Add Sweden to the growing list of customers for Raytheon's (NYSE:RTN) Patriot air defense missile system, a fresh shot in the arm for the defense contractor as it searches globally for new business.

Patriot missile battery

A Patriot missile battery at a Turkish military base in Gaziantep, Turkey. Image source: U.S. Army, via Flickr.

The Swedish government said Tuesday that Raytheon's system had beaten out the SAMP/T platform from Eurosam GIE, a joint venture between Airbus affiliate MBDA and Thales Group. The government valued the contract at about 10 billion Swedish crowns, or more than $1.2 billion, and expects to begin taking delivery by 2020 toward a goal of having the system operational by 2025 at the latest.

A growing customer list

While the U.S. is by far the world's largest spender on defense -- accounting for $611 billion of the $1.686 trillion in 2016 global military expenditures, according to the Stockholm International Peace Research Institute -- U.S. contractors stung in recent years by budget battles and political gamesmanship at home have increasingly been looking to mitigate domestic risk by selling overseas.

Raytheon already stands out among its peers in this regard, with about 32% of second-quarter total sales and 35% of bookings coming from international customers. Lockheed Martin and Northrop Grumman, by comparison, generated just 27% and 15%, respectively, of total 2016 revenue internationally.

This is Raytheon's second big Patriot win in Europe this year, following a July announcement that Romania would buy the system and other U.S. armaments.

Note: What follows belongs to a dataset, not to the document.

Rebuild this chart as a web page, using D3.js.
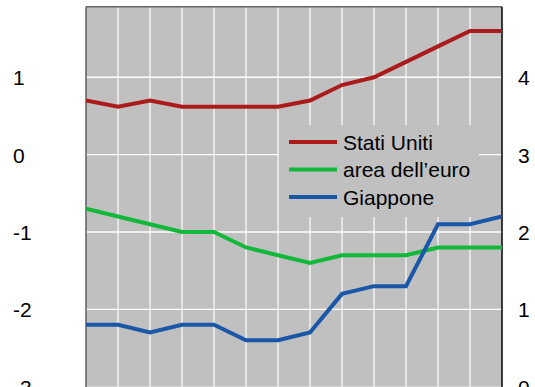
<!DOCTYPE html>
<html>
<head>
<meta charset="utf-8">
<script src="https://cdn.jsdelivr.net/npm/d3@7"></script>
<style>
  html, body { margin: 0; padding: 0; background: #fff; }
  svg { display: block; }
  text { font-family: Arial, "Liberation Sans", sans-serif; fill: #000; }
</style>
</head>
<body>
<svg id="chart" width="535" height="387"></svg>
<script>
// Periods along the horizontal axis (14 observations)
const periods = d3.range(14);

// Series values (left scale)
const statiUniti = [0.7, 0.62, 0.7, 0.62, 0.62, 0.62, 0.62, 0.7, 0.9, 1.0, 1.2, 1.4, 1.6, 1.6];
const areaEuro   = [-0.7, -0.8, -0.9, -1.0, -1.0, -1.2, -1.3, -1.4, -1.3, -1.3, -1.3, -1.2, -1.2, -1.2];
const giappone   = [-2.2, -2.2, -2.3, -2.2, -2.2, -2.4, -2.4, -2.3, -1.8, -1.7, -1.7, -0.9, -0.9, -0.8];

const seriesNames = ["Stati Uniti", "area dell\u2019euro", "Giappone"];
const seriesColors = ["#ac1b1b", "#12b83a", "#1a57a9"];

// Tick labels
const leftTicks = [-3, -2, -1, 0, 1];
const rightTicks = [0, 1, 2, 3, 4];

const svg = d3.select("#chart");
const W = 535, H = 387;
const margin = { top: 6.7, right: 33, bottom: 0.3, left: 86 };
const innerW = W - margin.left - margin.right;
const innerH = H - margin.top - margin.bottom;

const x = d3.scaleLinear().domain([0, periods.length - 1]).range([margin.left, margin.left + innerW]);
const yL = d3.scaleLinear().domain([-3, 1.913]).range([margin.top + innerH, margin.top]);
const yR = d3.scaleLinear().domain([0, 4.913]).range([margin.top + innerH, margin.top]);

// Plain hyphen-minus for negative labels
const fmt = d => String(d);

// Plot background
svg.append("rect")
  .attr("x", margin.left).attr("y", margin.top)
  .attr("width", innerW).attr("height", innerH)
  .attr("fill", "#c0c0c0");

// Vertical gridlines
svg.append("g")
  .selectAll("line")
  .data(periods.slice(1, -1))
  .join("line")
  .attr("x1", d => x(d)).attr("x2", d => x(d))
  .attr("y1", margin.top).attr("y2", margin.top + innerH)
  .attr("stroke", "#eeeeee").attr("stroke-width", 1.6);

// Horizontal gridlines
svg.append("g")
  .selectAll("line")
  .data(leftTicks.filter(d => d > -3))
  .join("line")
  .attr("x1", margin.left).attr("x2", margin.left + innerW)
  .attr("y1", d => yL(d)).attr("y2", d => yL(d))
  .attr("stroke", "#ffffff").attr("stroke-width", 1.4);

// Frame
svg.append("line")
  .attr("x1", margin.left).attr("x2", margin.left)
  .attr("y1", margin.top).attr("y2", H)
  .attr("stroke", "#666").attr("stroke-width", 1.6);
svg.append("line")
  .attr("x1", margin.left).attr("x2", margin.left + innerW)
  .attr("y1", margin.top).attr("y2", margin.top)
  .attr("stroke", "#666").attr("stroke-width", 1.4);
svg.append("line")
  .attr("x1", margin.left + innerW).attr("x2", margin.left + innerW)
  .attr("y1", margin.top).attr("y2", H)
  .attr("stroke", "#111").attr("stroke-width", 1.6);

// Axis labels
const leftAxis = d3.axisLeft(yL).tickValues(leftTicks).tickSize(0).tickFormat(fmt);
const gL = svg.append("g").call(leftAxis);
gL.select(".domain").remove();
gL.selectAll("text")
  .attr("x", 13).attr("dy", "0.36em")
  .attr("text-anchor", "start")
  .style("font-size", "21px").style("font-family", "Arial, 'Liberation Sans', sans-serif");

const rightAxis = d3.axisRight(yR).tickValues(rightTicks).tickSize(0).tickFormat(fmt);
const gR = svg.append("g").call(rightAxis);
gR.select(".domain").remove();
gR.selectAll("text")
  .attr("x", 518).attr("dy", "0.36em")
  .attr("text-anchor", "start")
  .style("font-size", "21px").style("font-family", "Arial, 'Liberation Sans', sans-serif");

// Clip for series lines
svg.append("clipPath").attr("id", "plotClip")
  .append("rect")
  .attr("x", margin.left).attr("y", margin.top)
  .attr("width", innerW).attr("height", innerH);

// Legend box (covers gridlines behind it)
const legendX = 279, legendY = 125;
svg.append("rect")
  .attr("x", legendX).attr("y", legendY)
  .attr("width", 200).attr("height", 92)
  .attr("fill", "#c0c0c0");

const line = d3.line().x((d, i) => x(i)).y(d => yL(d));
const allSeries = [statiUniti, areaEuro, giappone];

svg.append("g").attr("clip-path", "url(#plotClip)")
  .selectAll("path")
  .data(allSeries)
  .join("path")
  .attr("d", d => line(d))
  .attr("fill", "none")
  .attr("stroke", (d, i) => seriesColors[i])
  .attr("stroke-width", 4)
  .attr("stroke-linejoin", "miter");

const legend = svg.append("g");
const items = legend.selectAll("g")
  .data(seriesNames)
  .join("g")
  .attr("transform", (d, i) => `translate(0,${142 + i * 27.5})`);
items.append("line")
  .attr("x1", 289).attr("x2", 337)
  .attr("y1", 0).attr("y2", 0)
  .attr("stroke", (d, i) => seriesColors[i])
  .attr("stroke-width", 4);
items.append("text")
  .attr("x", 343).attr("y", 0).attr("dy", "0.36em")
  .style("font-size", "21px")
  .text(d => d);
</script>
</body>
</html>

Raytheon now has more than a dozen international customers for its Patriot system, providing new potential sources of ongoing revenue even after delivery is complete thanks to maintenance and upgrade opportunities.

Michael Tronolone, director of Raytheon's European missile business, at a Defense News conference in September said he is seeing increased interest from countries, including some that previously considered the Patriot to be unaffordable. He said the growing book of business for the Patriot is helping to drive down overall costs of the program, opening it up to additional customers.

Each win can make future competitions easier. The Swedish government said its Armed Forces "advocated Patriot as a new air defense system" because it's "a proven system with good delivery reliability and anti-ballistic missile capability." That assessment will surely be noted in Poland, where the Patriot system is currently under review.

Sluggish homefront

Defense stocks have risen dramatically over the past year in part thanks to growing optimism that after years of partisan Washington battles, Republican control of both the White House and Congress would lead to an uptick in Pentagon spending. Raytheon in particular has had a good year, with shares up 37% in the past year.

Increased spending in future years does appear likely. But so far, revenue growth has eluded the industry. And even accounting for the long-term nature of defense contracts, there is some cause for concern that the stocks have gotten ahead of themselves and a barrage of new dollars spent on weapons systems might not materialize at the levels many are hoping for.

Raytheon is currently trading at 2.22 times sales and 26 times trailing-12-month earnings, well above historical averages and nearly twice its P/E ratio as recently as mid-2015.

Obviously, it's going to take a lot more than a couple of missile system deals in Europe to sustain such lofty valuations, but these contracts are, if nothing else, steps in the right direction. Raytheon investors should be encouraged to see the company's international momentum continuing to build.